● Task directions
The material below includes pictures; leave them out and return only the lines between the line containing "Recreate this image" and the line containing "markersize=9.5, color=ink, zorder=3)", inclusive, word for word.

Entries with chart source code:
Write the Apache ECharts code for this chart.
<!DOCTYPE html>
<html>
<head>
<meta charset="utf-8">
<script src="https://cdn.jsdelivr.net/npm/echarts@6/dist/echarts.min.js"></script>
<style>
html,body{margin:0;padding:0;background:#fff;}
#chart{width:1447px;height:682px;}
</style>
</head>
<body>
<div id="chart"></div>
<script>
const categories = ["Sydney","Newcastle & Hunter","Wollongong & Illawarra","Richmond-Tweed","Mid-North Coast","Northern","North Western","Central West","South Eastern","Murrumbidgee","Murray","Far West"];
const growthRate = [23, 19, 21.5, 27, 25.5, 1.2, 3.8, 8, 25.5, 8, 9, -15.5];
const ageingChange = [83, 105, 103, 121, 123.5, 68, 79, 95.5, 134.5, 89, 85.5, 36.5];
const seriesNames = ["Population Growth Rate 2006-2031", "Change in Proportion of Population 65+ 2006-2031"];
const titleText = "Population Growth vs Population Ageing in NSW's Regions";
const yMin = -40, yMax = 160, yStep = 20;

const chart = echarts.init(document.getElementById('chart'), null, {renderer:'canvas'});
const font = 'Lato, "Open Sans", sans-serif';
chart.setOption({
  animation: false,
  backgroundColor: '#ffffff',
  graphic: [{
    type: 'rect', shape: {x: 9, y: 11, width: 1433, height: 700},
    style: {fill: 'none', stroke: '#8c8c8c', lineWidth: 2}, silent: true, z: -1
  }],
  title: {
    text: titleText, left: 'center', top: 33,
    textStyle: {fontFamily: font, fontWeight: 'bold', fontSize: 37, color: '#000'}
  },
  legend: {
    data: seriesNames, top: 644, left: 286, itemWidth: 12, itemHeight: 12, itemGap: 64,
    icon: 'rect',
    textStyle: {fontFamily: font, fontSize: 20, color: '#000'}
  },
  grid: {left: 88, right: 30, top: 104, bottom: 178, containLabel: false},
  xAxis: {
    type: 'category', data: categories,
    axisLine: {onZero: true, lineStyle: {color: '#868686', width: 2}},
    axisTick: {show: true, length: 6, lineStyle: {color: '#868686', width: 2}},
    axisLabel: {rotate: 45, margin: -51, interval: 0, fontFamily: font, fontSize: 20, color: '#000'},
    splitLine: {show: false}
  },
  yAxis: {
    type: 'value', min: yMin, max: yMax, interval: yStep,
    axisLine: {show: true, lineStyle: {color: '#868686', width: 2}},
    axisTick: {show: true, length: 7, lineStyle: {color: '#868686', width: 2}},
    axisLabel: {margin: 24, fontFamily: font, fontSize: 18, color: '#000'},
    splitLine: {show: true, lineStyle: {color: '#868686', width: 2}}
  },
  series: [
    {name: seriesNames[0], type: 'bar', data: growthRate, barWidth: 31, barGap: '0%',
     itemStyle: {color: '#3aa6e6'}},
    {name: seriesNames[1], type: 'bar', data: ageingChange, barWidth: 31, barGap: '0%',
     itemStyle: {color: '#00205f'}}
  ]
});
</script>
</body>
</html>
--
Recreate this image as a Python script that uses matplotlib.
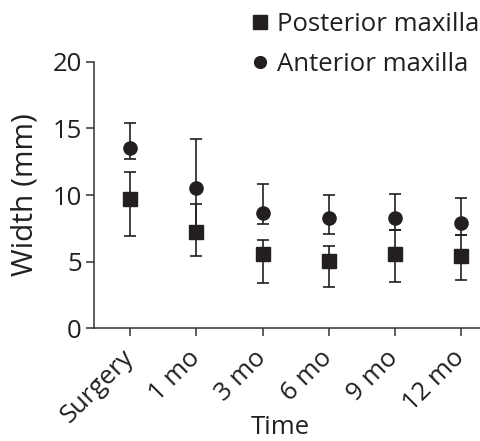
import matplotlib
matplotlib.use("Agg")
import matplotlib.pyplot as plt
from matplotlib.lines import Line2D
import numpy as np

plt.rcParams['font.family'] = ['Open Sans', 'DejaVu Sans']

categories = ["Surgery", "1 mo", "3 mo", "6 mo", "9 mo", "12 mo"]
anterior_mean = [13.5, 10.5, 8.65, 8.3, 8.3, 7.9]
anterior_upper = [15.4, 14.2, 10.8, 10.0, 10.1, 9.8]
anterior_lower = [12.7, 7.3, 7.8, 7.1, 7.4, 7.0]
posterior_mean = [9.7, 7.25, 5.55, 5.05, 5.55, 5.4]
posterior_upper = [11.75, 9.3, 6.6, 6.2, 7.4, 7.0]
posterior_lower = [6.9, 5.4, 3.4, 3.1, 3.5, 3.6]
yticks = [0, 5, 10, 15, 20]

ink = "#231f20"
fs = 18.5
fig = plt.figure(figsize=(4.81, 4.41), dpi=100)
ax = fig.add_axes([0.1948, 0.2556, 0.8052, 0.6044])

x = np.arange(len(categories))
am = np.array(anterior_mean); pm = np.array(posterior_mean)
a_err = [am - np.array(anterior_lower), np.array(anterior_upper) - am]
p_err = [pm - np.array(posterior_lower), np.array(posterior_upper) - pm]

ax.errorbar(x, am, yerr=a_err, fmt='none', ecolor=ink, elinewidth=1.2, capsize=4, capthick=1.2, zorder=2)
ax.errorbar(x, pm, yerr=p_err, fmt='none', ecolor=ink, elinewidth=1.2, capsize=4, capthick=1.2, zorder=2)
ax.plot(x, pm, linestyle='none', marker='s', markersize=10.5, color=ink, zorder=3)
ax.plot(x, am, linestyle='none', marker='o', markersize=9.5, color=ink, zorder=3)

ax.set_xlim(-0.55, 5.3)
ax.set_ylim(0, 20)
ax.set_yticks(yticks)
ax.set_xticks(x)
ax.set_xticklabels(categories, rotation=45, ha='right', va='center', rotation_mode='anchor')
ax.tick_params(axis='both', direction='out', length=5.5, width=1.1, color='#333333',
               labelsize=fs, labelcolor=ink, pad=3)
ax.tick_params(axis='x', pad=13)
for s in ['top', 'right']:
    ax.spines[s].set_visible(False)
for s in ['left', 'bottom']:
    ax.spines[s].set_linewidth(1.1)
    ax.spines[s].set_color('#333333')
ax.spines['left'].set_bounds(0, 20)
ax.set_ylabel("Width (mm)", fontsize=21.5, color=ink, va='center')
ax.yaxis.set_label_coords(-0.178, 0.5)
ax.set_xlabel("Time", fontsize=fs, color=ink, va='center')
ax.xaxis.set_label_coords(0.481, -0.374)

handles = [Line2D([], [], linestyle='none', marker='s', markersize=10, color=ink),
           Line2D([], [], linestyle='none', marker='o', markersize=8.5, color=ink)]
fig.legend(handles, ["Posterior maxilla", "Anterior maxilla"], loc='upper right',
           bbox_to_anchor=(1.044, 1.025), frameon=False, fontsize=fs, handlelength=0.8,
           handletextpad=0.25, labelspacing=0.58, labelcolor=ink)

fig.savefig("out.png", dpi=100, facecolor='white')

● Result of this task
Recreate this image as a Python script that uses matplotlib.
import matplotlib
matplotlib.use("Agg")
import matplotlib.pyplot as plt
from matplotlib.lines import Line2D
import numpy as np

plt.rcParams['font.family'] = ['Open Sans', 'DejaVu Sans']

categories = ["Surgery", "1 mo", "3 mo", "6 mo", "9 mo", "12 mo"]
anterior_mean = [13.5, 10.5, 8.65, 8.3, 8.3, 7.9]
anterior_upper = [15.4, 14.2, 10.8, 10.0, 10.1, 9.8]
anterior_lower = [12.7, 7.3, 7.8, 7.1, 7.4, 7.0]
posterior_mean = [9.7, 7.25, 5.55, 5.05, 5.55, 5.4]
posterior_upper = [11.75, 9.3, 6.6, 6.2, 7.4, 7.0]
posterior_lower = [6.9, 5.4, 3.4, 3.1, 3.5, 3.6]
yticks = [0, 5, 10, 15, 20]

ink = "#231f20"
fs = 18.5
fig = plt.figure(figsize=(4.81, 4.41), dpi=100)
ax = fig.add_axes([0.1948, 0.2556, 0.8052, 0.6044])

x = np.arange(len(categories))
am = np.array(anterior_mean); pm = np.array(posterior_mean)
a_err = [am - np.array(anterior_lower), np.array(anterior_upper) - am]
p_err = [pm - np.array(posterior_lower), np.array(posterior_upper) - pm]

ax.errorbar(x, am, yerr=a_err, fmt='none', ecolor=ink, elinewidth=1.2, capsize=4, capthick=1.2, zorder=2)
ax.errorbar(x, pm, yerr=p_err, fmt='none', ecolor=ink, elinewidth=1.2, capsize=4, capthick=1.2, zorder=2)
ax.plot(x, pm, linestyle='none', marker='s', markersize=10.5, color=ink, zorder=3)
ax.plot(x, am, linestyle='none', marker='o', markersize=9.5, color=ink, zorder=3)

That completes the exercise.